Israeli police announced in September that they had arrested a gang of eight young Israeli neo-Nazis from the city of Petah Tikva (near Tel Aviv), who had been attacking and harassing religious Jews (and also gays and foreigners), beating them and videotaping the attacks. A police search turned up weapons and also Nazi materials such as uniforms, portraits of Adolf Hitler and symbolic references to Hitler's Third Reich. Reportedly, the gang members hail from Russia and emigrated under Israel's policy of admitting anyone with at least one Jewish grandparent.

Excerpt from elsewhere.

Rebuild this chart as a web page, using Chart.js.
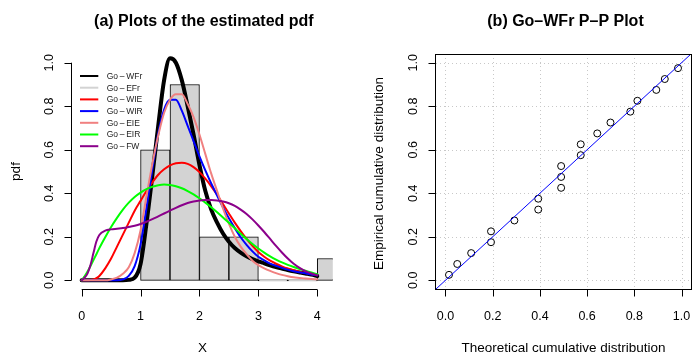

Retired assistant school principal Nelson Winbush, 78, of Kissimmee, Fla., is an African-American who has become a passionate promoter and historian of the Confederate States of America, even though it was that entity's secession from the Union that sparked the Civil War. Winbush told the St. Petersburg Times for an October profile that his grandfather had fought for the South, not to retain slavery but because he thought the South was being overtaxed. Winbush became more aggressive in the 1990s, opposing campaigns to remove Confederate flags from government buildings in the South. He has declined to be drawn into the racial implications of the Confederacy, telling the Times, "Black is nothing other than a darker shade of rebel gray."

A federal judge ruled in September that New York's College of Staten Island (a public school) could deny formal recognition to a men-only campus fraternity. The Chi Iota Colony sponsored various programs open to women, but not membership, and the college pulled its funding, citing gender discrimination.